After three weeks at the Washington hospital, Dad came home in late August. He had an oxygen tank and he tired easily, but I remember calling him most every day just to say hi and talk to him about stuff and nonsense.

The last time I talked to my father was October 21st, 2005 (a Saturday, I believe...I don't remember the date but I remember the day). He was giving me a description of Mom's Halloween costume...she was dressed up as a bedside table and called herself a "one-night stand". Classic stuff. Doug and I had moved into our new place, and Dad was looking forward to coming to DC for our wedding. We laughed and talked, and we said "I love you" to each other.

By that Tuesday, he went into the hospital for what would be the last time. Mom and Dad knew that things were declining, and were preparing for hospice care. I had just started my job, and was very apprehensive about asking for time off so soon but knew I would need it. Luckily, when I mentioned it, my bosses were most supportive. I had planned to go home on Veterans Day weekend.

However, things moved a little bit more quickly than anticipated. By Thursday, Dad was heavily sedated and made comfortable so nature could take its course. It's what he and Mom wanted, and my sister and I never fought their decision. People came and went to say their last goodbyes. A group of kids that were friends with "the three C's" came to the hospital to say goodbye as well, some with their Halloween costumes on. Family members came as quickly as they could.

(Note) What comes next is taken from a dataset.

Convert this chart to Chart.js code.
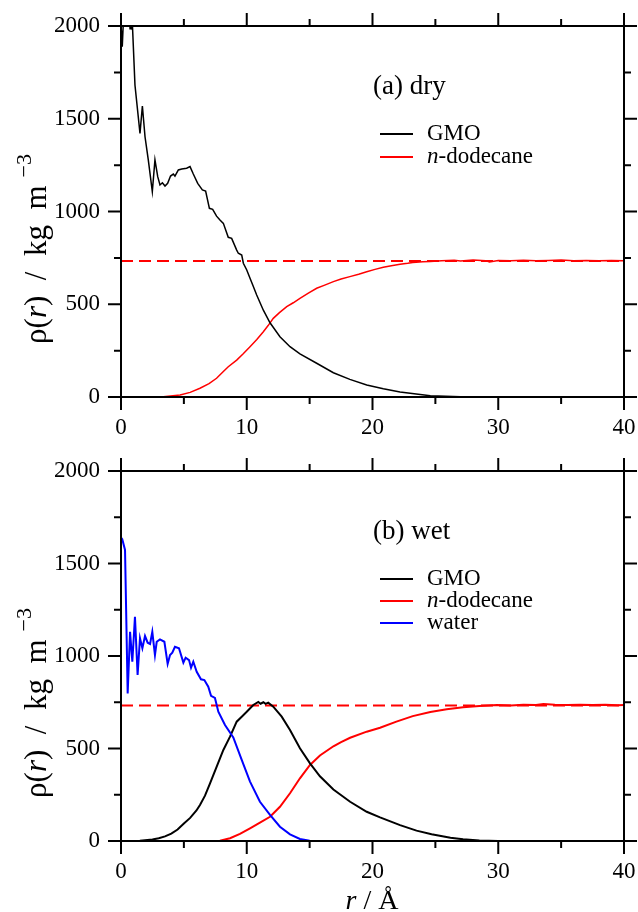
<!DOCTYPE html>
<html>
<head>
<meta charset="utf-8">
<script src="https://cdn.jsdelivr.net/npm/chart.js@4"></script>
<style>
    body { margin: 0; background: #fff; }
    .panel { position: absolute; left: 0; width: 638px; height: 456px; }
</style>
</head>
<body>
<div class="panel" style="top:0"><canvas id="dry" width="638" height="456"></canvas></div>
<div class="panel" style="top:456px"><canvas id="wet" width="638" height="456"></canvas></div>
<script>
// (a) dry
const dryGmoR = [0, 0.1, 0.3, 0.5, 0.66, 0.72, 0.78, 0.84, 0.9, 1.11, 1.51, 1.7, 1.91, 2.17, 2.49, 2.7, 2.92, 3.1, 3.29, 3.5, 3.71, 3.94, 4.16, 4.29, 4.56, 4.83, 5.22, 5.49, 5.75, 6.1, 6.47, 6.73, 7.03, 7.29, 7.6, 7.87, 8.14, 8.53, 8.8, 9.2, 9.33, 9.6, 9.73, 10.0, 10.26, 10.5, 10.79, 11.32, 11.85, 12.64, 13.44, 14.23, 15.56, 16.89, 18.2, 19.54, 20.86, 22.19, 24.6, 27, 30, 40];
const dryGmoRho = [2010, 1888, 2200, 2250, 2080, 1985, 1995, 1988, 2020, 1682, 1421, 1569, 1403, 1278, 1107, 1278, 1188, 1143, 1155, 1137, 1152, 1191, 1202, 1191, 1224, 1229, 1233, 1242, 1202, 1152, 1116, 1110, 1017, 1012, 975, 954, 936, 861, 855, 792, 775, 765, 721, 685, 640, 600, 550, 468, 400, 325, 271, 232, 182, 131, 95, 65, 45, 27, 7, 2, 0, 0];

const dryDodR = [0, 3.37, 4.7, 5.5, 6.28, 7.0, 7.6, 8.1, 8.53, 9.2, 9.7, 10.26, 10.8, 11.32, 11.7, 12.11, 12.6, 13.18, 13.7, 14.23, 14.9, 15.56, 16.2, 16.89, 17.5, 18.2, 18.9, 19.54, 20.2, 20.86, 21.5, 22.19, 22.8, 23.2, 24, 24.6, 25.5, 26.5, 27, 28, 29, 29.3, 30, 31, 32, 33, 34, 35, 36, 37, 38, 39, 40];
const dryDodRho = [0, 2, 11, 25, 47, 72, 101, 135, 163, 199, 232, 271, 310, 352, 385, 424, 455, 487, 508, 532, 560, 586, 603, 622, 636, 649, 662, 675, 688, 699, 708, 716, 721, 725, 729, 731, 734, 737, 733, 738, 735, 728, 736, 734, 737, 735, 736, 738, 735, 736, 734, 736, 735];

// (b) wet
const wetGmoR = [0, 1.5, 2.5, 3, 3.5, 4, 4.5, 5, 5.5, 6, 6.28, 6.68, 7.08, 7.61, 8.14, 8.67, 9.2, 9.6, 10.0, 10.52, 10.92, 11.1, 11.32, 11.5, 11.71, 12.11, 12.78, 13.44, 14.23, 15.03, 15.82, 16.89, 18.22, 19.54, 20.6, 22.19, 23.5, 24.7, 26.2, 27.2, 28.5, 30, 40];
const wetGmoRho = [0, 2, 8, 15, 25, 40, 62, 95, 125, 165, 195, 245, 312, 402, 492, 564, 645, 672, 699, 735, 752, 742, 750, 741, 748, 726, 672, 600, 501, 420, 350, 278, 212, 158, 128, 86, 56, 37, 17, 9, 3, 0, 0];

const wetDodR = [0, 6.28, 7.87, 8.67, 9.46, 10.26, 11.05, 11.85, 12.64, 13.44, 14.23, 15.03, 15.82, 16.89, 17.5, 18.22, 19.54, 20.6, 21.9, 23.2, 24.6, 25.9, 27.2, 28.5, 29.9, 31, 32, 33, 33.6, 34.5, 35.5, 36.5, 37.5, 38.5, 39.5, 40];
const wetDodRho = [0, 0, 2, 15, 38, 68, 99, 131, 185, 258, 339, 411, 462, 512, 535, 558, 591, 612, 645, 675, 697, 712, 723, 730, 735, 733, 736, 735, 741, 736, 735, 737, 735, 736, 734, 735];

const wetWaterR = [0, 0.1, 0.32, 0.53, 0.72, 0.9, 1.11, 1.32, 1.51, 1.7, 1.91, 2.12, 2.31, 2.49, 2.7, 2.84, 3.1, 3.45, 3.71, 3.9, 4.08, 4.29, 4.61, 4.96, 5.14, 5.41, 5.57, 5.75, 6.02, 6.36, 6.63, 6.94, 7.16, 7.47, 7.74, 8.27, 8.93, 9.6, 10.26, 11.05, 11.85, 12.64, 13.44, 14.23, 15, 16];
const wetWaterRho = [1640, 1631, 1573, 798, 1131, 969, 1212, 897, 1096, 1042, 1108, 1072, 1065, 1131, 1005, 1077, 1090, 1077, 957, 1005, 1018, 1050, 1042, 964, 991, 978, 937, 969, 915, 874, 870, 834, 785, 773, 699, 627, 560, 438, 321, 212, 141, 77, 36, 11, 2, 0];

// bulk n-dodecane density (dashed)
const bulkR = [0, 40];
const bulkRho = [733, 733];

const xTicks = [0, 10, 20, 30, 40];
const yTicks = [0, 500, 1000, 1500, 2000];

const SERIF = '"Liberation Serif", "DejaVu Serif", serif';

function points(xs, ys) {
    return xs.map((x, i) => ({ x: x, y: ys[i] }));
}

function font(size, italic) {
    return (italic ? "italic " : "") + size + "px " + SERIF;
}

// draws a list of text runs [{t, it, size, dy}] starting at x, y
function drawRuns(ctx, runs, x, y) {
    runs.forEach((run) => {
        ctx.font = font(run.size, run.it);
        ctx.fillText(run.t, x, y + (run.dy || 0));
        x += ctx.measureText(run.t).width + (run.gap || 0);
    });
}

function runsWidth(ctx, runs) {
    return runs.reduce((w, run) => {
        ctx.font = font(run.size, run.it);
        return w + ctx.measureText(run.t).width + (run.gap || 0);
    }, 0);
}

const framePlugin = {
    id: "frame",
    afterDatasetsDraw(chart, args, opts) {
        const { ctx, chartArea: a } = chart;
        const x = chart.scales.x;
        const y = chart.scales.y;
        ctx.save();
        ctx.strokeStyle = "#000";
        ctx.lineWidth = 2;
        ctx.strokeRect(a.left, a.top, a.right - a.left, a.bottom - a.top);
        ctx.beginPath();
        for (let v = 0; v <= 40; v += 5) {
            const px = x.getPixelForValue(v);
            const len = v % 10 === 0 ? 13 : 7;
            ctx.moveTo(px, a.bottom);
            ctx.lineTo(px, a.bottom + len);
            ctx.moveTo(px, a.top);
            ctx.lineTo(px, a.top - len);
        }
        for (let v = 0; v <= 2000; v += 250) {
            const py = y.getPixelForValue(v);
            const len = v % 500 === 0 ? 13 : 7;
            ctx.moveTo(a.left, py);
            ctx.lineTo(a.left - len, py);
            ctx.moveTo(a.right, py);
            ctx.lineTo(a.right + len, py);
        }
        ctx.stroke();

        ctx.fillStyle = "#000";
        ctx.textBaseline = "middle";
        ctx.textAlign = "left";
        ctx.font = font(27, false);
        ctx.fillText(opts.label, 373, opts.labelY);

        opts.legend.forEach((item, i) => {
            const ly = opts.legendY + i * opts.legendStep;
            ctx.strokeStyle = item.color;
            ctx.lineWidth = 2;
            ctx.beginPath();
            ctx.moveTo(380, ly);
            ctx.lineTo(413, ly);
            ctx.stroke();
            drawRuns(ctx, item.runs, 427, ly);
        });

        // y axis title
        const yRuns = [
            { t: "ρ(", size: 31 },
            { t: "r", size: 31, it: true },
            { t: ")  /  kg  m", size: 31, gap: 8 },
            { t: "−3", size: 22, dy: -15 },
        ];
        ctx.save();
        ctx.translate(opts.yTitleX, opts.yTitleY);
        ctx.rotate(-Math.PI / 2);
        ctx.textBaseline = "alphabetic";
        drawRuns(ctx, yRuns, -runsWidth(ctx, yRuns) / 2, 0);
        ctx.restore();

        if (opts.xTitle) {
            const xRuns = [
                { t: "r", size: 28, it: true },
                { t: " / Å", size: 28 },
            ];
            ctx.textBaseline = "alphabetic";
            drawRuns(ctx, xRuns, 372 - runsWidth(ctx, xRuns) / 2, opts.xTitleY);
        }
        ctx.restore();
    },
};

function lineSet(xs, ys, color, width, dash) {
    return {
        data: points(xs, ys),
        borderColor: color,
        borderWidth: width,
        borderDash: dash || [],
        pointRadius: 0,
        tension: 0,
        fill: false,
    };
}

function makeChart(id, datasets, xHeight, padTop, frameOpts) {
    const ctx = document.getElementById(id);
    return new Chart(ctx, {
        type: "line",
        data: { datasets: datasets },
        options: {
            responsive: false,
            animation: false,
            layout: { padding: { top: padTop, right: 14, left: 0, bottom: 0 } },
            plugins: {
                legend: { display: false },
                tooltip: { enabled: false },
                frame: frameOpts,
            },
            scales: {
                x: {
                    type: "linear",
                    min: 0,
                    max: 40,
                    grid: { display: false, drawTicks: false },
                    border: { display: false },
                    afterBuildTicks: (scale) => {
                        scale.ticks = xTicks.map((v) => ({ value: v }));
                    },
                    afterFit: (scale) => {
                        scale.height = xHeight;
                        scale.paddingLeft = 0;
                        scale.paddingRight = 0;
                    },
                    ticks: {
                        color: "#000",
                        padding: 17,
                        maxRotation: 0,
                        font: { family: SERIF, size: 23 },
                        callback: (value) => String(value),
                    },
                },
                y: {
                    type: "linear",
                    min: 0,
                    max: 2000,
                    grid: { display: false, drawTicks: false },
                    border: { display: false },
                    afterBuildTicks: (scale) => {
                        scale.ticks = yTicks.map((v) => ({ value: v }));
                    },
                    afterFit: (scale) => {
                        scale.width = 121;
                        scale.paddingTop = 0;
                        scale.paddingBottom = 0;
                    },
                    ticks: {
                        color: "#000",
                        padding: 21,
                        font: { family: SERIF, size: 23 },
                        callback: (value) => String(value),
                    },
                },
            },
        },
        plugins: [framePlugin],
    });
}

const dodRuns = [
    { t: "n", size: 23, it: true },
    { t: "-dodecane", size: 23 },
];

makeChart(
    "dry",
    [
        lineSet(dryGmoR, dryGmoRho, "#000", 1.5),
        lineSet(dryDodR, dryDodRho, "#ff0000", 1.5),
        lineSet(bulkR, bulkRho, "#ff0000", 2, [12, 6]),
    ],
    59,
    26,
    {
        label: "(a) dry",
        labelY: 87,
        legendY: 134,
        legendStep: 23,
        legend: [
            { color: "#000", runs: [{ t: "GMO", size: 23 }] },
            { color: "#ff0000", runs: dodRuns },
        ],
        yTitleX: 46,
        yTitleY: 249,
        xTitle: false,
    }
);

makeChart(
    "wet",
    [
        lineSet(wetWaterR, wetWaterRho, "#0000ff", 2),
        lineSet(wetGmoR, wetGmoRho, "#000", 2),
        lineSet(wetDodR, wetDodRho, "#ff0000", 2),
        lineSet(bulkR, bulkRho, "#ff0000", 2, [12, 6]),
    ],
    71,
    15,
    {
        label: "(b) wet",
        labelY: 76,
        legendY: 123,
        legendStep: 22,
        legend: [
            { color: "#000", runs: [{ t: "GMO", size: 23 }] },
            { color: "#ff0000", runs: dodRuns },
            { color: "#0000ff", runs: [{ t: "water", size: 23 }] },
        ],
        yTitleX: 46,
        yTitleY: 247,
        xTitle: true,
        xTitleY: 453,
    }
);
</script>
</body>
</html>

Dad passed at 4:45 AM on Friday, October 28, 2005. I missed the initial phone call because we didn't have a cordless phone or a phone in our bedroom, but Ruth left a message to call the hospital right away, so I did. I got Mom that time, and she told me when it happened.

My regret that I couldn't get home in time to see him is something that I will not repeat with my mother, and something that will haunt me to the end of my own life.

I hope Dad knew how much I loved him, even though I couldn't get there to say goodbye. I hope he knows right now.